Researchers Win NSF Grant to Advance Study of the Cocktail Party Effect
Long-known auditory phenomenon remains little understood
By Liz Sheeley
Two ENG professors have been awarded nearly $1 million from the National Science Foundation (NSF) as part of the Brain Research through Advancing Innovative Neurotechnologies (BRAIN) initiative. Principal Investigator Associate Professor Kamal Sen (BME) and Co-Principal Investigator Associate Professor Xue Han (BME) will study the neural networks that allow the brain to distinguish sounds from each other.


“I’m really excited about launching this new interdisciplinary collaboration with Xue,” says Sen. “By merging our expertise in computational analysis and modeling with Xue’s expertise in powerful optogenetic techniques to probe neural circuits, we can combine theory and sophisticated experiments to work towards solving the longstanding cocktail party problem.”
The cocktail party effect, an auditory phenomenon where the subject can selectively choose to listen to one sound source while in a noisy environment, is not a well-understood biological process. Even when hearing is restored with medical devices in patients with hearing loss, they still have a difficult time concentrating on one sound source at a time; this suggests a neurological basis for the cocktail party effect.
The grant, as part of the NSF Integrative Strategies for Understanding Neural and Cognitive Systems (NCS) program, will take Sen’s previous work with songbirds and expand on the research while transitioning to using optogenetic techniques in mice, which is Han’s expertise. Optogenetic techniques use light to control neurons by switching them on and off and allow researchers to isolate specific neuronal pathways for study. Sen’s previous research with songbirds looked at the electrical activity of neurons in the auditory complex while the birds listened to a song from one source either in isolation or in the presence of noise interference from another source.

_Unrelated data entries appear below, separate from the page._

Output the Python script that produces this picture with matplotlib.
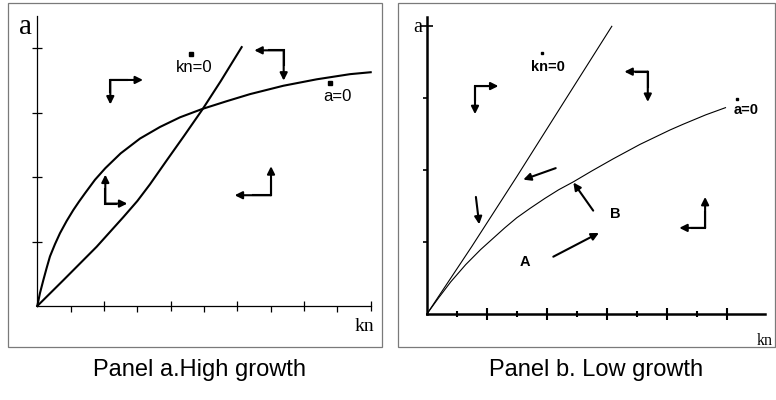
import matplotlib
matplotlib.use("Agg")
import matplotlib.pyplot as plt
from matplotlib.patches import Rectangle

# Panel a (high growth): the two nullclines
pa_kn_x = [0.0, 0.78, 1.78, 2.58, 3.00, 3.38, 3.88, 4.40, 4.95, 5.50, 6.13]
pa_kn_y = [0.0, 0.40, 0.92, 1.38, 1.63, 1.89, 2.26, 2.64, 3.05, 3.49, 4.02]
pa_a_x = [0.0, 0.08, 0.18, 0.28, 0.38, 0.53, 0.68, 0.88, 1.08, 1.25, 1.43, 1.73,
          2.04, 2.50, 3.08, 3.68, 4.28, 4.95, 5.68, 6.38, 7.38, 8.38, 9.38, 10.0]
pa_a_y = [0.0, 0.20, 0.40, 0.59, 0.77, 0.96, 1.13, 1.32, 1.49, 1.62, 1.75, 1.96,
          2.14, 2.37, 2.60, 2.78, 2.93, 3.06, 3.18, 3.29, 3.42, 3.52, 3.60, 3.63]

# Panel b (low growth)
pb_kn_x = [0.0, 1.50, 3.00, 4.50, 6.17]
pb_kn_y = [0.0, 0.94, 1.91, 2.90, 4.00]
pb_a_x = [0.0, 0.4, 0.8, 1.3, 1.8, 2.2, 2.6, 3.0, 3.44, 3.94, 4.4, 4.89, 5.5,
          6.22, 7.11, 8.11, 8.55, 9.3, 9.96]
pb_a_y = [0.0, 0.23, 0.45, 0.69, 0.90, 1.05, 1.20, 1.34, 1.47, 1.61, 1.73, 1.84,
          1.99, 2.16, 2.36, 2.56, 2.64, 2.77, 2.87]

# phase arrows: (corner, tip1, tip2) for the L shapes, (tail, head) for straight ones
pa_corners = [((2.19, 3.51), (3.17, 3.51), (2.19, 3.13)),
              ((7.39, 3.97), (6.51, 3.97), (7.39, 3.50)),
              ((2.04, 1.59), (2.04, 2.04), (2.70, 1.59)),
              ((7.01, 1.72), (7.01, 2.17), (5.92, 1.72))]
pb_corners = [((1.61, 3.17), (2.39, 3.17), (1.61, 2.78)),
              ((7.37, 3.37), (6.59, 3.37), (7.37, 2.95)),
              ((9.28, 1.20), (9.28, 1.63), (8.42, 1.20))]
pb_arrows = [((4.30, 2.03), (3.22, 1.87)),
             ((1.64, 1.63), (1.75, 1.25)),
             ((5.55, 1.44), (4.89, 1.83)),
             ((4.22, 0.80), (5.74, 1.13))]

W, H = 776, 400
SANS = "Liberation Sans"
SERIF = "Liberation Serif"


def fx(px):
    return px / W


def fy(py):
    return 1 - py / H


def arrow(ax, start, end, lw):
    ax.annotate("", xy=end, xytext=start,
                arrowprops=dict(arrowstyle="-|>", lw=lw, color="black",
                                mutation_scale=11, shrinkA=0, shrinkB=0))


def l_arrow(ax, corner, tip1, tip2, lw):
    # short polyline through the corner so the joint is closed
    m1 = ((corner[0] + tip1[0]) / 2, (corner[1] + tip1[1]) / 2)
    m2 = ((corner[0] + tip2[0]) / 2, (corner[1] + tip2[1]) / 2)
    ax.plot([m1[0], corner[0], m2[0]], [m1[1], corner[1], m2[1]],
            color="black", lw=lw, solid_joinstyle="miter", clip_on=False)
    arrow(ax, corner, tip1, lw)
    arrow(ax, corner, tip2, lw)


def style_axes(ax, xmax, ymax, lw):
    ax.set_xlim(0, xmax)
    ax.set_ylim(0, ymax)
    ax.patch.set_visible(False)
    for side in ["top", "right"]:
        ax.spines[side].set_visible(False)
    for side in ["left", "bottom"]:
        ax.spines[side].set_linewidth(lw)
    ax.set_xticks([2, 4, 6, 8, 10])
    ax.set_xticks([1, 3, 5, 7, 9], minor=True)
    ax.tick_params(labelbottom=False, labelleft=False)


fig = plt.figure(figsize=(7.76, 4), dpi=100)

# panel frames
for left, right in [(8, 382), (398, 774.5)]:
    fig.patches.append(Rectangle((fx(left), fy(347)), (right - left) / W, 344 / H,
                                 transform=fig.transFigure, fill=False,
                                 ec="#7a7a7a", lw=0.9))

# ---- Panel a ----
ax1 = fig.add_axes([fx(37.3), fy(306), 333.4 / W, 289.8 / H])
style_axes(ax1, 10, 4.5, 0.9)
ax1.set_yticks([1, 2, 3, 4])
ax1.tick_params(axis="x", which="major", direction="inout", length=7, width=0.9)
ax1.tick_params(axis="x", which="minor", direction="out", length=4, width=0.9)
ax1.tick_params(axis="y", direction="inout", length=7, width=0.9)

ax1.plot(pa_kn_x, pa_kn_y, color="black", lw=1.5, clip_on=False,
         solid_joinstyle="round")
ax1.plot(pa_a_x, pa_a_y, color="black", lw=1.5, clip_on=False,
         solid_joinstyle="round")
for c, t1, t2 in pa_corners:
    l_arrow(ax1, c, t1, t2, 1.5)

ax1.text(4.72, 3.70, "kn=0", family=SANS, fontsize=12, ha="center", va="center")
ax1.plot([4.61], [3.91], "s", color="black", ms=2.2)
ax1.text(9.0, 3.25, "a=0", family=SANS, fontsize=12, ha="center", va="center")
ax1.plot([8.78], [3.47], "s", color="black", ms=2.2)

fig.text(fx(26), fy(34), "a", family=SERIF, fontsize=21, ha="center", va="baseline")
fig.text(fx(364.5), fy(331), "kn", family=SERIF, fontsize=14, ha="center", va="baseline")

# ---- Panel b ----
ax2 = fig.add_axes([fx(426.7), fy(314.3), 338.4 / W, 297 / H])
style_axes(ax2, 11.28, 4.125, 1.8)
ax2.set_yticks([4])
ax2.set_yticks([1, 2, 3], minor=True)
ax2.tick_params(axis="x", which="major", direction="inout", length=8, width=1.5)
ax2.tick_params(axis="x", which="minor", direction="inout", length=4, width=1.5)
ax2.tick_params(axis="y", which="major", direction="inout", length=8, width=1.2)
ax2.tick_params(axis="y", which="minor", direction="out", length=3, width=1.2)

ax2.plot(pb_kn_x, pb_kn_y, color="black", lw=0.8, clip_on=False)
ax2.plot(pb_a_x, pb_a_y, color="black", lw=0.8, clip_on=False)
for c, t1, t2 in pb_corners:
    l_arrow(ax2, c, t1, t2, 1.5)
for tail, head in pb_arrows:
    arrow(ax2, tail, head, 1.5)

ax2.text(4.03, 3.44, "kn=0", family=SANS, fontsize=10.5, weight="bold", ha="center", va="center")
ax2.plot([3.83], [3.63], "s", color="black", ms=1.8)
ax2.text(10.65, 2.84, "a=0", family=SANS, fontsize=10.5, weight="bold", ha="center", va="center")
ax2.plot([10.35], [2.99], "s", color="black", ms=1.8)
ax2.text(3.28, 0.73, "A", family=SANS, fontsize=10.5, weight="bold", ha="center", va="center")
ax2.text(6.30, 1.39, "B", family=SANS, fontsize=10.5, weight="bold", ha="center", va="center")

fig.text(fx(418), fy(32), "a", family=SERIF, fontsize=14.5, ha="center", va="baseline")
fig.text(fx(765), fy(345), "kn", family=SERIF, fontsize=11.5, ha="center", va="baseline")

# captions
fig.text(fx(200), fy(370), "Panel a.High growth", family=SANS, fontsize=17,
         ha="center", va="center")
fig.text(fx(596), fy(370), "Panel b. Low growth", family=SANS, fontsize=17,
         ha="center", va="center")

fig.savefig("out.png", dpi=100)
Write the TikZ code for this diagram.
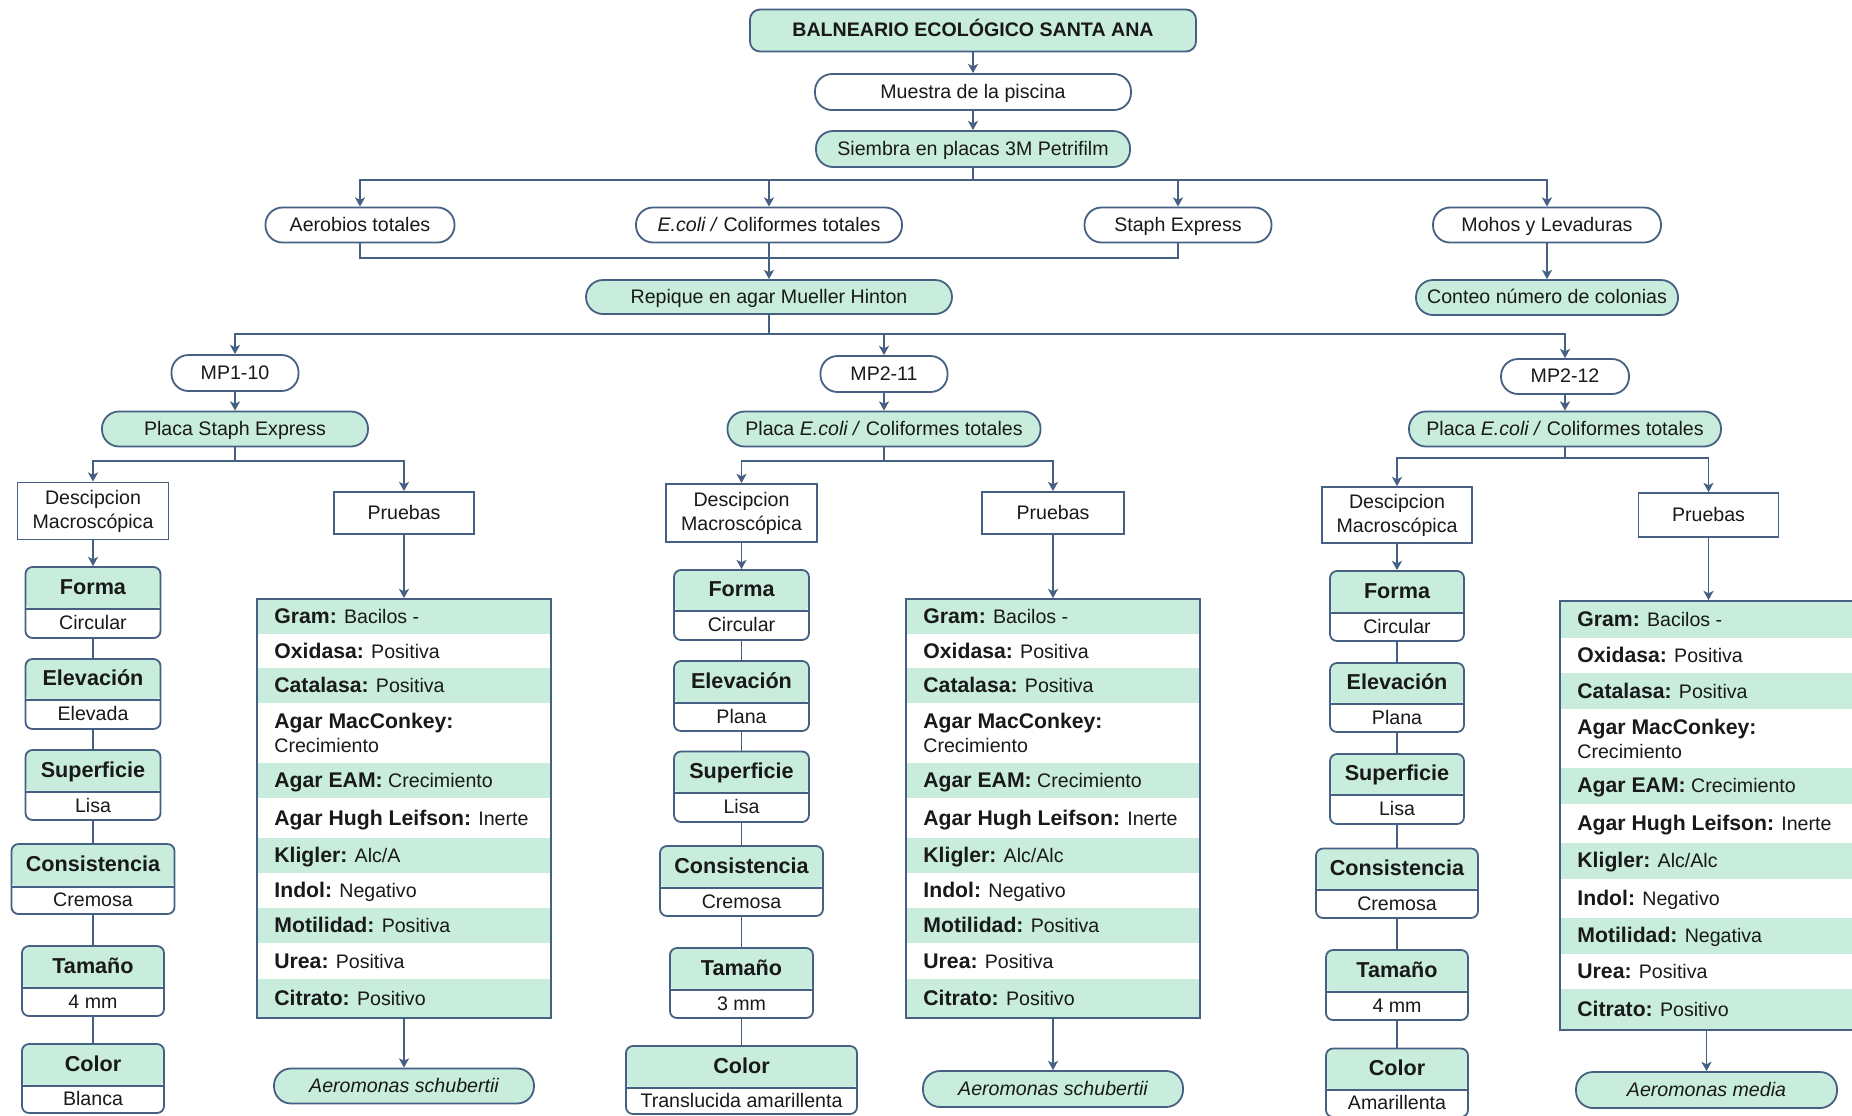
\documentclass[tikz,border=0pt]{standalone}
\usepackage{fontspec}
\setmainfont{Liberation Sans}
\usetikzlibrary{arrows.meta}
\definecolor{mint}{RGB}{200,237,221}
\definecolor{edgec}{RGB}{70,96,132}
\definecolor{txt}{RGB}{25,25,25}
\newcommand\reg{\fontsize{9.8pt}{12pt}\selectfont}
\newcommand\lb[1]{{\fontsize{10.6pt}{12pt}\selectfont\bfseries #1}}
\newcommand\hb{\fontsize{10.8pt}{12pt}\selectfont\bfseries}
\tikzset{
  txtbase/.style={inner sep=0pt, text=txt, font=\reg},
  one/.style={text height=8pt, text depth=1.6pt},
  sz/.style 2 args={minimum width=#1*0.5pt, minimum height=#2*0.5pt},
  pill/.style={txtbase, one, draw=edgec, line width=0.9pt, rounded corners=8.5pt},
  gpill/.style={pill, fill=mint},
  wpill/.style={pill, fill=white},
  sqbox/.style={txtbase, draw=edgec, line width=0.9pt, fill=white, align=center},
  ln/.style={draw=edgec, line width=0.9pt},
  arr/.style={ln, -{Stealth[length=4.6pt,width=5pt,inset=1.2pt]}},
  tbl/.style={draw=edgec, line width=0.9pt, inner sep=0pt},
}
% property box: name, cx, top, divider, bottom, width, header, value
\newcommand\propbox[8]{%
  \node[txtbase, draw=edgec, line width=0.9pt, rounded corners=3.5pt, fill=white,
    minimum width=#6*0.5pt, minimum height={(#5-#3)*0.5pt},
    path picture={\fill[mint] ([yshift=2pt]path picture bounding box.north west) rectangle ([yshift={-(#4-#3)*0.5pt}]path picture bounding box.north east);
      \draw[ln] ([yshift={-(#4-#3)*0.5pt}]path picture bounding box.north west) -- ([yshift={-(#4-#3)*0.5pt}]path picture bounding box.north east);}]
    (#1) at (#2,{(#3+#5)/2}) {};
  \node[txtbase, one, font=\hb] (#1h) at (#2,{(#3+#4)/2}) {#7};
  \node[txtbase, one] (#1v) at (#2,{(#4+#5)/2}) {#8};
}
% table row: name, xl, xr, top, bottom, fill, content
\newcommand\trow[7]{%
  \fill[#6] (#2,#4) rectangle (#3,#5);
  \node[txtbase, anchor=base west] (#1) at ({#2+17},{(#4+#5)/2+7}) {#7};
}
\newcommand\trowtwo[7]{%
  \fill[#6] (#2,#4) rectangle (#3,#5);
  \node[txtbase, anchor=west, align=left] (#1) at ({#2+17},{(#4+#5)/2}) {#7};
}
\begin{document}
\begin{tikzpicture}[x=0.5pt,y=-0.5pt]
\useasboundingbox (0,0) rectangle (1852,1115);
\fill[white] (0,0) rectangle (1852,1115);

% ---------- top chain ----------
\node[gpill, rounded corners=5pt, sz={446}{42}, font=\reg\bfseries] (title) at (973,30.5) {BALNEARIO ECOLÓGICO SANTA ANA};
\node[wpill, sz={316}{36}] (muestra) at (973,92) {Muestra de la piscina};
\node[gpill, sz={314}{36}] (siembra) at (973,149) {Siembra en placas 3M Petrifilm};

\node[wpill, sz={189}{35}] (aero) at (360,225) {Aerobios totales};
\node[wpill, sz={266}{35}] (ecoli) at (769,225) {\textit{E.coli /} Coliformes totales};
\node[wpill, sz={187}{35}] (staph) at (1178,225) {Staph Express};
\node[wpill, sz={228}{35}] (mohos) at (1547,225) {Mohos y Levaduras};

\node[gpill, sz={366}{34}] (repique) at (769,297) {Repique en agar Mueller Hinton};
\node[gpill, sz={262}{35}] (conteo) at (1547,297.5) {Conteo número de colonias};

\node[wpill, sz={127}{36}] (mp1) at (235,373) {MP1-10};
\node[wpill, sz={127}{36}] (mp2) at (884,374) {MP2-11};
\node[wpill, sz={128}{35}] (mp3) at (1565,376.5) {MP2-12};

\node[gpill, sz={266}{35}] (placa1) at (235,429) {Placa Staph Express};
\node[gpill, sz={313}{35}] (placa2) at (884,429) {Placa \textit{E.coli /} Coliformes totales};
\node[gpill, sz={312}{35}] (placa3) at (1565,429) {Placa \textit{E.coli /} Coliformes totales};

\node[sqbox, sz={151}{57}] (desc1) at (93,511) {Descipcion\\Macroscópica};
\node[sqbox, one, sz={140}{42}] (prue1) at (404,513) {Pruebas};
\node[sqbox, sz={151}{58}] (desc2) at (741.5,513) {Descipcion\\Macroscópica};
\node[sqbox, one, sz={142}{42}] (prue2) at (1053,513) {Pruebas};
\node[sqbox, sz={150}{56}] (desc3) at (1397,515) {Descipcion\\Macroscópica};
\node[sqbox, one, sz={140}{44}] (prue3) at (1708.5,515) {Pruebas};

% ---------- property boxes ----------
\propbox{forma1}{93}{567}{609}{638}{135}{Forma}{Circular}
\propbox{elev1}{93}{659}{700}{729}{135}{Elevación}{Elevada}
\propbox{sup1}{93}{750}{792}{820}{135}{Superficie}{Lisa}
\propbox{cons1}{93}{844}{887}{914}{163}{Consistencia}{Cremosa}
\propbox{tam1}{93}{946}{988}{1016}{142}{Tamaño}{4 mm}
\propbox{col1}{93}{1044}{1086}{1113}{142}{Color}{Blanca}

\propbox{forma2}{741.5}{570}{611}{640}{135}{Forma}{Circular}
\propbox{elev2}{741.5}{661}{703}{731}{135}{Elevación}{Plana}
\propbox{sup2}{741.5}{751.5}{793}{822}{135}{Superficie}{Lisa}
\propbox{cons2}{741.5}{846}{888}{916}{163}{Consistencia}{Cremosa}
\propbox{tam2}{741.5}{948}{990}{1018}{143}{Tamaño}{3 mm}
\propbox{col2}{741.5}{1046}{1088}{1114}{231}{Color}{Translucida amarillenta}

\propbox{forma3}{1397}{571}{613}{641}{134}{Forma}{Circular}
\propbox{elev3}{1397}{663}{704}{732}{134}{Elevación}{Plana}
\propbox{sup3}{1397}{754}{795}{824}{134}{Superficie}{Lisa}
\propbox{cons3}{1397}{848.5}{890}{918}{162}{Consistencia}{Cremosa}
\propbox{tam3}{1397}{950}{992}{1020}{142}{Tamaño}{4 mm}
\propbox{col3}{1397}{1048.5}{1090}{1117}{142}{Color}{Amarillenta}

% ---------- test tables ----------
\trow{t1a}{257}{551}{599}{634}{mint}{\lb{Gram:} Bacilos -}
\trow{t1b}{257}{551}{634}{668}{white}{\lb{Oxidasa:} Positiva}
\trow{t1c}{257}{551}{668}{703}{mint}{\lb{Catalasa:} Positiva}
\trowtwo{t1d}{257}{551}{703}{763}{white}{\lb{Agar MacConkey:}\\Crecimiento}
\trow{t1e}{257}{551}{763}{798}{mint}{\lb{Agar EAM:} Crecimiento}
\trow{t1f}{257}{551}{798}{838}{white}{\lb{Agar Hugh Leifson:} Inerte}
\trow{t1g}{257}{551}{838}{873}{mint}{\lb{Kligler:} Alc/A}
\trow{t1h}{257}{551}{873}{908}{white}{\lb{Indol:} Negativo}
\trow{t1i}{257}{551}{908}{943}{mint}{\lb{Motilidad:} Positiva}
\trow{t1j}{257}{551}{943}{979}{white}{\lb{Urea:} Positiva}
\trow{t1k}{257}{551}{979}{1018}{mint}{\lb{Citrato:} Positivo}
\node[tbl, sz={294}{419}] (t1) at (404,808.5) {};

\trow{t2a}{906}{1200}{599}{634}{mint}{\lb{Gram:} Bacilos -}
\trow{t2b}{906}{1200}{634}{668}{white}{\lb{Oxidasa:} Positiva}
\trow{t2c}{906}{1200}{668}{703}{mint}{\lb{Catalasa:} Positiva}
\trowtwo{t2d}{906}{1200}{703}{763}{white}{\lb{Agar MacConkey:}\\Crecimiento}
\trow{t2e}{906}{1200}{763}{798}{mint}{\lb{Agar EAM:} Crecimiento}
\trow{t2f}{906}{1200}{798}{838}{white}{\lb{Agar Hugh Leifson:} Inerte}
\trow{t2g}{906}{1200}{838}{873}{mint}{\lb{Kligler:} Alc/Alc}
\trow{t2h}{906}{1200}{873}{908}{white}{\lb{Indol:} Negativo}
\trow{t2i}{906}{1200}{908}{943}{mint}{\lb{Motilidad:} Positiva}
\trow{t2j}{906}{1200}{943}{979}{white}{\lb{Urea:} Positiva}
\trow{t2k}{906}{1200}{979}{1018}{mint}{\lb{Citrato:} Positivo}
\node[tbl, sz={294}{419}] (t2) at (1053,808.5) {};

\trow{t3a}{1560}{1853}{601}{638}{mint}{\lb{Gram:} Bacilos -}
\trow{t3b}{1560}{1853}{638}{673}{white}{\lb{Oxidasa:} Positiva}
\trow{t3c}{1560}{1853}{673}{709}{mint}{\lb{Catalasa:} Positiva}
\trowtwo{t3d}{1560}{1853}{709}{768}{white}{\lb{Agar MacConkey:}\\Crecimiento}
\trow{t3e}{1560}{1853}{768}{803.5}{mint}{\lb{Agar EAM:} Crecimiento}
\trow{t3f}{1560}{1853}{803.5}{843}{white}{\lb{Agar Hugh Leifson:} Inerte}
\trow{t3g}{1560}{1853}{843}{878.6}{mint}{\lb{Kligler:} Alc/Alc}
\trow{t3h}{1560}{1853}{878.6}{918}{white}{\lb{Indol:} Negativo}
\trow{t3i}{1560}{1853}{918}{953.6}{mint}{\lb{Motilidad:} Negativa}
\trow{t3j}{1560}{1853}{953.6}{989}{white}{\lb{Urea:} Positiva}
\trow{t3k}{1560}{1853}{989}{1030}{mint}{\lb{Citrato:} Positivo}
\node[tbl, sz={294}{429}] (t3) at (1707,815.5) {};

% ---------- results ----------
\node[gpill, sz={260}{35}, font=\reg\itshape] (r1) at (404,1086) {Aeromonas schubertii};
\node[gpill, sz={260}{36}, font=\reg\itshape] (r2) at (1053,1089) {Aeromonas schubertii};
\node[gpill, sz={261}{36}, font=\reg\itshape] (r3) at (1706.5,1090) {Aeromonas media};

% ---------- connectors ----------
\coordinate (bus1) at (0,180);
\coordinate (bus2) at (0,258);
\coordinate (bus3) at (0,334);
\coordinate (br1) at (0,461);
\coordinate (br2) at (0,461);
\coordinate (br3) at (0,458);

\draw[arr] (title.south) -- (title.south |- muestra.north);
\draw[arr] (muestra.south) -- (muestra.south |- siembra.north);
\draw[arr] (siembra.south) -- (siembra.south |- bus1) -| (aero.north);
\draw[arr] (siembra.south) -- (siembra.south |- bus1) -| (mohos.north);
\draw[arr] (ecoli.north |- bus1) -- (ecoli.north);
\draw[arr] (staph.north |- bus1) -- (staph.north);

\draw[ln] (aero.south) |- (staph.south |- bus2) -- (staph.south);
\draw[arr] (ecoli.south) -- (ecoli.south |- repique.north);
\draw[arr] (mohos.south) -- (mohos.south |- conteo.north);

\draw[arr] (repique.south) -- (repique.south |- bus3) -| (mp1.north);
\draw[arr] (repique.south) -- (repique.south |- bus3) -| (mp3.north);
\draw[arr] (mp2.north |- bus3) -- (mp2.north);

\draw[arr] (mp1.south) -- (mp1.south |- placa1.north);
\draw[arr] (mp2.south) -- (mp2.south |- placa2.north);
\draw[arr] (mp3.south) -- (mp3.south |- placa3.north);

\draw[arr] (placa1.south) -- (placa1.south |- br1) -| (desc1.north);
\draw[arr] (placa1.south) -- (placa1.south |- br1) -| (prue1.north);
\draw[arr] (placa2.south) -- (placa2.south |- br2) -| (desc2.north);
\draw[arr] (placa2.south) -- (placa2.south |- br2) -| (prue2.north);
\draw[arr] (placa3.south) -- (placa3.south |- br3) -| (desc3.north);
\draw[arr] (placa3.south) -- (placa3.south |- br3) -| (prue3.north);

\foreach \i in {1,2,3}{
  \draw[arr] (desc\i.south) -- (desc\i.south |- forma\i.north);
  \draw[ln] (forma\i.south) -- (elev\i.north);
  \draw[ln] (elev\i.south) -- (sup\i.north);
  \draw[ln] (sup\i.south) -- (cons\i.north);
  \draw[ln] (cons\i.south) -- (tam\i.north);
  \draw[ln] (tam\i.south) -- (col\i.north);
  \draw[arr] (prue\i.south) -- (prue\i.south |- t\i.north);
  \draw[arr] (r\i.north |- t\i.south) -- (r\i.north);
}
\end{tikzpicture}
\end{document}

The researchers found that there are auditory neurons with different response properties that are used to react to multiple sound sources. Depending on the location of the multiple sounds, different neurons are activated in the bird’s brain to allow it to detect the single song over the noisy interference. These results suggest a network of neurons, each with slightly different response properties that fire depending on the locations of both the sound the listener is detecting and the noise source. This study laid the groundwork for the grant proposal, which showed that similar neurons exist in mice. This opens up the opportunity to probe the underlying circuits in mice using optogenetic tools for silencing or activating specific neuron types.
Uncovering the neural circuits involved in these processes could lead to the development of better hearing aids and cochlear implants, and also push speech recognition technology forward.
“Technologies like the Amazon Echo or Apple’s Siri have difficulty functioning when there are multiple speakers,” says Sen. “But once we understand the biological circuit, we can translate that into an electronic one.”